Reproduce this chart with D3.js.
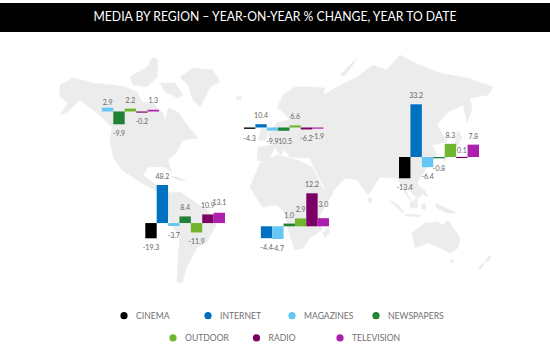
<!DOCTYPE html>
<html>
<head>
<meta charset="utf-8">
<script src="https://cdn.jsdelivr.net/npm/d3@7"></script>
<style>
  html, body { margin: 0; padding: 0; background: #fff; }
  text { font-family: Lato, "Open Sans", sans-serif; }
</style>
</head>
<body>
<div class="canvas"></div>
<script>
const titleText = 'MEDIA BY REGION – YEAR-ON-YEAR % CHANGE, YEAR TO DATE';
const media = ['CINEMA', 'INTERNET', 'MAGAZINES', 'NEWSPAPERS', 'OUTDOOR', 'RADIO', 'TELEVISION'];
const mediaColors = ['#000000', '#0070c0', '#66c6f4', '#1f8235', '#70b52d', '#7a0066', '#ad1fad'];

// null = region has no figure for that medium
const northAmerica = [null, null, 2.9, -9.9, 2.2, -0.2, 1.3];
const europe = [-4.3, 10.4, -9.9, -10.5, 6.6, -6.2, -1.9];
const asia = [-13.4, 33.2, -6.4, -0.8, 8.3, 0.1, 7.8];
const latinAmerica = [-19.3, 48.2, -3.7, 8.4, -11.9, 10.9, 13.1];
const africa = [null, -4.4, -4.7, 1.0, 2.9, 12.2, 3.0];

// where each little chart sits on the map, [left, right] and [bottom, top]
// labelShift is a hand nudge (px) for labels that sit off the usual spot
const panels = [
  { values: northAmerica, xRange: [79, 159], yRange: [124.3, 107.7], labelShift: [0, 0, 3, 0, 0, 0, -1] },
  { values: europe, xRange: [244, 323.5], yRange: [130.8, 124.2], labelShift: [0, 0, 1, 1, 0, 0, -1.5] },
  { values: asia, xRange: [399, 479], yRange: [178.3, 104.3], labelShift: [0, 0, 0, 1, 0, 2, 0] },
  { values: latinAmerica, xRange: [145.3, 225], yRange: [238.3, 185], labelShift: [0, 0, 0, 0, 0, 0, -2] },
  { values: africa, xRange: [249.5, 329], yRange: [239, 193.3], labelShift: [0, 0, 0, 0, 0, 0, -5] }
];

const legendRows = [media.slice(0, 4), media.slice(4)];

// background map
const landOutlines = [
  // north america
  [[60,85],[73,78],[93,83],[112,85],[125,87],[137,92],[142,102],[153,103],[163,113],[165,122],[168,108],[178,112],[187,125],[198,138],[183,140],[177,152],[168,160],[172,173],[165,167],[148,167],[143,175],[153,183],[163,190],[170,193],[158,192],[140,182],[122,170],[113,157],[110,140],[112,127],[97,113],[80,100],[67,112],[60,115],[68,103],[60,97]],
  [[130,77],[147,67],[153,57],[158,60],[157,77],[147,87],[133,85]],
  [[160,83],[175,83],[183,95],[178,98],[165,92]],
  // greenland, iceland
  [[180,77],[193,68],[213,70],[220,82],[210,87],[200,107],[193,100],[188,85]],
  [[236,97],[241,96],[242,99],[237,100]],
  [[170,176],[178,177],[186,181],[178,180]],
  // south america
  [[167,193],[180,192],[207,210],[217,223],[207,242],[197,248],[187,267],[182,283],[177,282],[178,257],[180,237],[170,223],[167,207]],
  // eurasia
  [[257,160],[258,147],[272,145],[268,133],[278,122],[290,120],[283,112],[277,108],[283,95],[295,87],[312,87],[325,88],[323,95],[337,87],[357,77],[373,65],[387,70],[400,55],[413,62],[440,73],[467,78],[493,87],[488,95],[470,98],[472,110],[467,123],[463,105],[448,112],[437,125],[447,142],[432,145],[437,155],[425,170],[417,183],[425,193],[417,198],[407,188],[403,180],[407,193],[413,205],[405,193],[397,178],[380,177],[368,195],[357,180],[345,178],[340,183],[330,195],[322,183],[313,165],[310,158],[290,157],[285,150],[280,155],[275,147],[267,163]],
  [[340,75],[357,58],[352,66],[345,76]],
  [[262,127],[268,130],[266,140],[258,140]],
  [[458,130],[462,138],[452,155],[443,162],[445,155],[454,145]],
  // africa, madagascar
  [[260,163],[277,155],[297,160],[312,167],[322,187],[333,193],[320,215],[322,230],[310,238],[303,248],[295,250],[288,230],[285,213],[277,205],[262,207],[250,187]],
  [[328,227],[330,232],[325,238],[323,233]],
  [[369,197],[372,199],[371,203],[368,201]],
  // islands south east of asia
  [[390,200],[397,204],[405,213],[401,212]],
  [[410,203],[417,198],[418,207],[410,208]],
  [[405,214],[420,215],[420,217],[406,216]],
  [[423,187],[428,197],[424,195]],
  [[422,204],[426,204],[425,210],[422,209]],
  [[435,203],[457,213],[447,213],[437,208]],
  // australia, tasmania, new zealand
  [[412,233],[425,223],[437,222],[443,225],[448,220],[460,238],[458,248],[450,253],[438,247],[428,243],[415,248]],
  [[450,260],[454,260],[452,264]],
  [[490,255],[491,257],[488,262],[485,261]],
  [[485,263],[481,269],[478,268],[482,264]]
];

const drawMap = (parentGroup) => {
  const line = d3.line().curve(d3.curveLinearClosed);
  parentGroup.append('g')
    .selectAll('path')
    .data(landOutlines)
    .enter()
    .append('path')
    .attr('d', line)
    .attr('fill', '#ececec')
    .attr('stroke', '#ececec')
    .attr('stroke-width', 0.5);
};

const drawPanel = (parentGroup, panel) => {
  const xScale = d3.scaleBand()
    .domain(media)
    .range(panel.xRange)
    .padding(0);
  const yScale = d3.scaleLinear()
    .domain(d3.extent(panel.values))
    .range(panel.yRange);

  const rows = media
    .map((name, i) => ({ name: name, value: panel.values[i], color: mediaColors[i], shift: panel.labelShift[i] }))
    .filter(d => d.value !== null);

  const group = parentGroup.append('g');

  group.selectAll('rect')
    .data(rows)
    .enter()
    .append('rect')
    .attr('x', d => xScale(d.name))
    .attr('width', xScale.bandwidth())
    .attr('y', d => Math.min(yScale(d.value), yScale(0)))
    .attr('height', d => Math.max(1.2, Math.abs(yScale(d.value) - yScale(0))))
    .attr('fill', d => d.color);

  group.selectAll('text')
    .data(rows)
    .enter()
    .append('text')
    .attr('x', d => xScale(d.name) + xScale.bandwidth() / 2)
    .attr('y', d => (d.value < 0 ? Math.max(yScale(d.value), yScale(0)) + 9 : Math.min(yScale(d.value), yScale(0)) - 9) + d.shift)
    .attr('text-anchor', 'middle')
    .attr('dominant-baseline', 'central')
    .attr('font-size', 7)
    .attr('fill', '#666')
    .text(d => d.value.toFixed(1));
};

const drawLegend = (parentGroup) => {
  const rowY = d3.scaleBand().domain([0, 1]).range([304.5, 349]);
  const columnX = [
    d3.scaleBand().domain(legendRows[0]).range([124, 460]),
    d3.scaleBand().domain(legendRows[1]).range([173, 423.5])
  ];

  legendRows.forEach((row, r) => {
    const items = parentGroup.append('g')
      .selectAll('g')
      .data(row)
      .enter()
      .append('g')
      .attr('transform', d => `translate(${columnX[r](d)}, ${rowY(r) + rowY.bandwidth() / 2})`);

    items.append('circle')
      .attr('r', 3.6)
      .attr('fill', d => mediaColors[media.indexOf(d)]);

    items.append('text')
      .attr('x', 12)
      .attr('dominant-baseline', 'central')
      .attr('font-size', 8.6)
      .attr('fill', '#707070')
      .text(d => d);
  });
};

const svg = d3.select('.canvas')
  .append('svg')
  .attr('width', 550)
  .attr('height', 360)
  .style('display', 'block');

svg.append('rect')
  .attr('x', 0)
  .attr('y', 3)
  .attr('width', 550)
  .attr('height', 29)
  .attr('fill', '#000');

svg.append('text')
  .attr('x', 275)
  .attr('y', 15.5)
  .attr('text-anchor', 'middle')
  .attr('dominant-baseline', 'central')
  .attr('font-size', 14)
  .attr('textLength', 363)
  .attr('lengthAdjust', 'spacingAndGlyphs')
  .attr('fill', '#fff')
  .text(titleText);

drawMap(svg);
panels.forEach(p => drawPanel(svg, p));
drawLegend(svg);
</script>
</body>
</html>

◇ ◇ ◇

## EXERCISE PROMPT
Extract every line containing the string "chart" from the material.

## EXERCISE SOLUTION
Reproduce this chart with D3.js.
// where each little chart sits on the map, [left, right] and [bottom, top]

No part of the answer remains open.